Instructions for the task:
In the entries below, count every line containing "that". Reply with the number alone.

Information shown:
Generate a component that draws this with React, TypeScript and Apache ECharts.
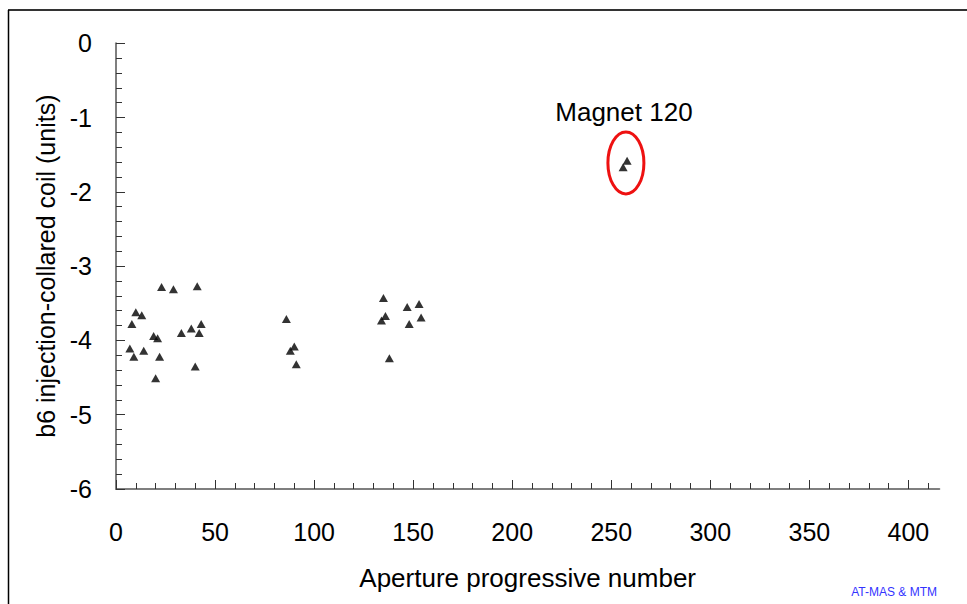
import React, { useEffect, useRef } from "react";
import * as echarts from "echarts";

// ---- data ----
const apertureNumbers = [
  23, 29, 41, 10, 13, 8, 86, 43, 38, 33, 42, 19, 21, 7, 14, 90, 88, 9, 22, 91, 40, 20,
  135, 147, 153, 136, 134, 154, 148, 138,
  258, 256,
];
const b6Values = [
  -3.28, -3.31, -3.27, -3.62, -3.66, -3.78, -3.71, -3.78, -3.84, -3.9, -3.9, -3.94, -3.97, -4.11, -4.14, -4.08, -4.14, -4.22, -4.22, -4.32, -4.35, -4.51,
  -3.43, -3.55, -3.51, -3.67, -3.73, -3.69, -3.78, -4.24,
  -1.58, -1.67,
];
const xMajorTicks = [0, 50, 100, 150, 200, 250, 300, 350, 400];
const xMinorTicks = [10, 20, 30, 40, 60, 70, 80, 90, 110, 120, 130, 140, 160, 170, 180, 190, 210, 220, 230, 240, 260, 270, 280, 290, 310, 320, 330, 340, 360, 370, 380, 390, 410];
const yMajorTicks = [-6, -5, -4, -3, -2, -1, 0];
const yMinorTicks = [
  -5.8, -5.6, -5.4, -5.2, -4.8, -4.6, -4.4, -4.2, -3.8, -3.6, -3.4, -3.2,
  -2.8, -2.6, -2.4, -2.2, -1.8, -1.6, -1.4, -1.2, -0.8, -0.6, -0.4, -0.2,
];
const xTitle = "Aperture progressive number";
const yTitle = "b6 injection-collared coil (units)";
const magnetLabel = "Magnet 120";
const magnetLabelAt = [256.4, -0.92];
const magnetCircleAt = [257.4, -1.61];
const creditText = "AT-MAS & MTM";

const FONT = "'Liberation Sans', Arial, sans-serif";

export default function App() {
  const ref = useRef<HTMLDivElement>(null);
  useEffect(() => {
    if (!ref.current) return;
    const chart = echarts.init(ref.current, null, { renderer: "svg" });
    const points = apertureNumbers.map((x, i) => [x, b6Values[i]]);
    const axisLineStyle = { color: "#7f7f7f", width: 2 };
    const tickStyle = { color: "#333", width: 1 };
    const option: any = {
      animation: false,
      backgroundColor: "#fff",
      grid: { left: 116, top: 43.3, right: 27.7, bottom: 115, containLabel: false },
      xAxis: [
        {
          type: "value", min: 0, max: 415.6, position: "bottom",
          axisLine: { show: true, onZero: false, lineStyle: axisLineStyle },
          axisTick: { show: true, inside: true, length: 9, customValues: xMajorTicks, lineStyle: tickStyle },
          axisLabel: { customValues: xMajorTicks, margin: 30, fontSize: 25, color: "#000", fontFamily: FONT },
          splitLine: { show: false },
          name: xTitle, nameLocation: "middle", nameGap: 76,
          nameTextStyle: { fontSize: 26, color: "#000", fontFamily: FONT },
        },
        {
          type: "value", min: 0, max: 415.6, position: "bottom",
          axisLine: { show: false, onZero: false },
          axisTick: { show: true, inside: true, length: 6, customValues: xMinorTicks, lineStyle: tickStyle },
          axisLabel: { show: false },
          splitLine: { show: false },
        },
      ],
      yAxis: [
        {
          type: "value", min: -6, max: 0, position: "left",
          axisLine: { show: true, onZero: false, lineStyle: axisLineStyle },
          axisTick: { show: true, inside: true, length: 9, customValues: yMajorTicks, lineStyle: tickStyle },
          axisLabel: { customValues: yMajorTicks, margin: 24, fontSize: 25, color: "#000", fontFamily: FONT },
          splitLine: { show: false },
          name: yTitle, nameLocation: "middle", nameGap: 57,
          nameTextStyle: { fontSize: 25, color: "#000", fontFamily: FONT },
        },
        {
          type: "value", min: -6, max: 0, position: "left",
          axisLine: { show: false, onZero: false },
          axisTick: { show: true, inside: true, length: 6, customValues: yMinorTicks, lineStyle: tickStyle },
          axisLabel: { show: false },
          splitLine: { show: false },
        },
      ],
      series: [
        {
          type: "scatter", xAxisIndex: 0, yAxisIndex: 0,
          symbol: "triangle", symbolSize: [9, 8],
          itemStyle: { color: "#000" },
          data: points,
        },
      ],
    };
    chart.setOption(option);

    const labelPx = chart.convertToPixel({ gridIndex: 0 }, magnetLabelAt) as number[];
    const circPx = chart.convertToPixel({ gridIndex: 0 }, magnetCircleAt) as number[];
    chart.setOption({
      graphic: [
        { type: "line", shape: { x1: 8, y1: 10, x2: 1000, y2: 10 }, style: { stroke: "#333", lineWidth: 2 } },
        { type: "line", shape: { x1: 8.5, y1: 10, x2: 8.5, y2: 700 }, style: { stroke: "#000", lineWidth: 1.5 } },
        {
          type: "ellipse",
          shape: { cx: circPx[0], cy: circPx[1], rx: 18, ry: 31 },
          style: { fill: "none", stroke: "#ee1111", lineWidth: 3 },
        },
        {
          type: "text", x: labelPx[0], y: labelPx[1],
          style: { text: magnetLabel, fontSize: 26, fontFamily: FONT, fill: "#000", textAlign: "center", textVerticalAlign: "middle" },
        },
        {
          type: "text", x: 937, y: 592,
          style: { text: creditText, fontSize: 12, fontFamily: FONT, fill: "#3333ff", textAlign: "right", textVerticalAlign: "middle" },
        },
      ],
    });
    return () => chart.dispose();
  }, []);
  return (
    <div
      ref={ref}
      style={{ position: "fixed", left: 0, top: 0, width: 967, height: 604, background: "#fff" }}
    />
  );
}
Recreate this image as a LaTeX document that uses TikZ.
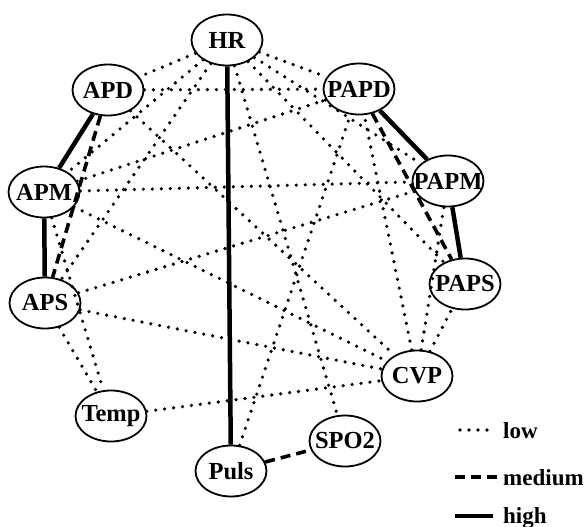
\documentclass[tikz,border=0pt]{standalone}
\usepackage{fontspec}
\setmainfont{Liberation Serif}
\usetikzlibrary{shapes.geometric}
\newcommand{\vname}[1]{\makebox[0pt]{#1}}
\begin{document}
\begin{tikzpicture}[x=1pt, y=-1pt,
        var/.style = {draw, ellipse, line width=1.8pt, minimum width=71pt, minimum height=51pt, inner sep=0pt, font=\bfseries\fontsize{24.5}{24.5}\selectfont},
        low/.style = {line width=3.6pt, line cap=round, dash pattern=on 0pt off 9pt},
        medium/.style = {line width=3.6pt, dash pattern=on 10pt off 6pt},
        high/.style = {line width=4.5pt},
        key/.style = {anchor=base west, inner sep=0pt, font=\bfseries\fontsize{23}{23}\selectfont}]
        \useasboundingbox (0,0) rectangle (586,527);
        \node[var] (HR) at (227,40) {\vname{HR}};
        \node[var] (APD) at (108,90) {\vname{APD}};
        \node[var] (APM) at (44,192) {\vname{APM}};
        \node[var] (APS) at (45,303) {\vname{APS}};
        \node[var] (Temp) at (111,416) {\vname{Temp}};
        \node[var] (Puls) at (231,471) {\vname{Puls}};
        \node[var] (SPO2) at (345,441) {\vname{SPO2}};
        \node[var] (CVP) at (417,376) {\vname{CVP}};
        \node[var] (PAPS) at (465,284) {\vname{PAPS}};
        \node[var] (PAPM) at (448,181) {\vname{PAPM}};
        \node[var] (PAPD) at (359,89) {\vname{PAPD}};
        % high
        \draw[high] (APD) -- (APM);
        \draw[high] (APM) -- (APS);
        \draw[high] (HR) -- (Puls);
        \draw[high] (PAPD) -- (PAPM);
        \draw[high] (PAPM) -- (PAPS);
        % medium
        \draw[medium] (APD) -- (APS);
        \draw[medium] (PAPD) -- (PAPS);
        \draw[medium] (Puls) -- (SPO2);
        % low
        \draw[low] (HR) -- (APD);
        \draw[low] (HR) -- (PAPD);
        \draw[low] (HR) -- (APM);
        \draw[low] (HR) -- (APS);
        \draw[low] (HR) -- (SPO2);
        \draw[low] (HR) -- (PAPM);
        \draw[low] (HR) -- (PAPS);
        \draw[low] (APD) -- (PAPD);
        \draw[low] (APD) -- (CVP);
        \draw[low] (APM) -- (PAPD);
        \draw[low] (APM) -- (PAPM);
        \draw[low] (APM) -- (CVP);
        \draw[low] (APM) -- (Temp);
        \draw[low] (APS) -- (PAPM);
        \draw[low] (APS) -- (CVP);
        \draw[low] (APS) -- (Temp);
        \draw[low] (Temp) -- (CVP);
        \draw[low] (Puls) -- (PAPD);
        \draw[low] (CVP) -- (PAPD);
        \draw[low] (CVP) -- (PAPM);
        \draw[low] (CVP) -- (PAPS);
        % key
        \node[key] (lowtxt) at (503,438) {low};
        \node[key] (medtxt) at (503,485) {medium};
        \node[key] (hightxt) at (503,523) {high};
        \coordinate (low1) at (460,430);
        \coordinate (low2) at (488,430);
        \coordinate (med1) at (455,477);
        \coordinate (med2) at (497,477);
        \coordinate (high1) at (455,516);
        \coordinate (high2) at (493,516);
        \draw[low] (low1) -- (low2);
        \draw[medium] (med1) -- (med2);
        \draw[high] (high1) -- (high2);
\end{tikzpicture}
\end{document}
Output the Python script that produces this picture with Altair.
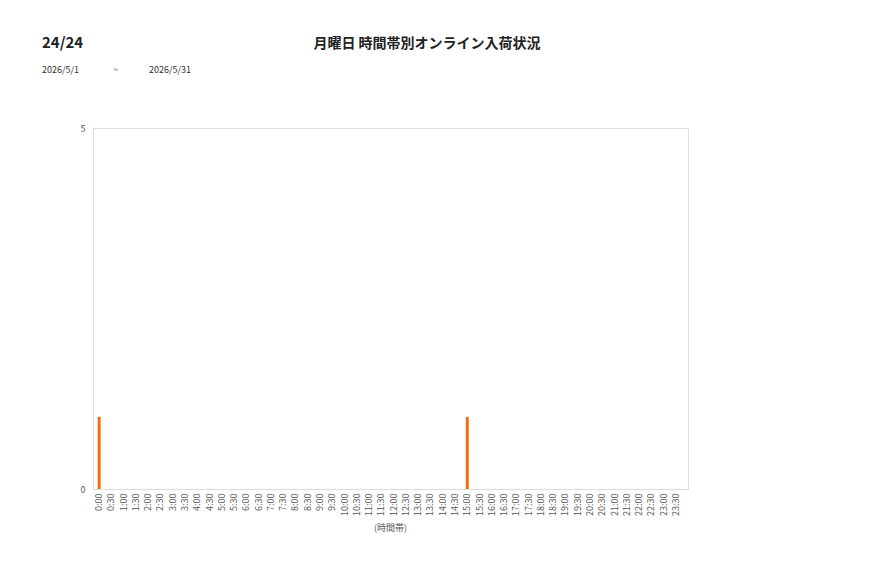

Result:
3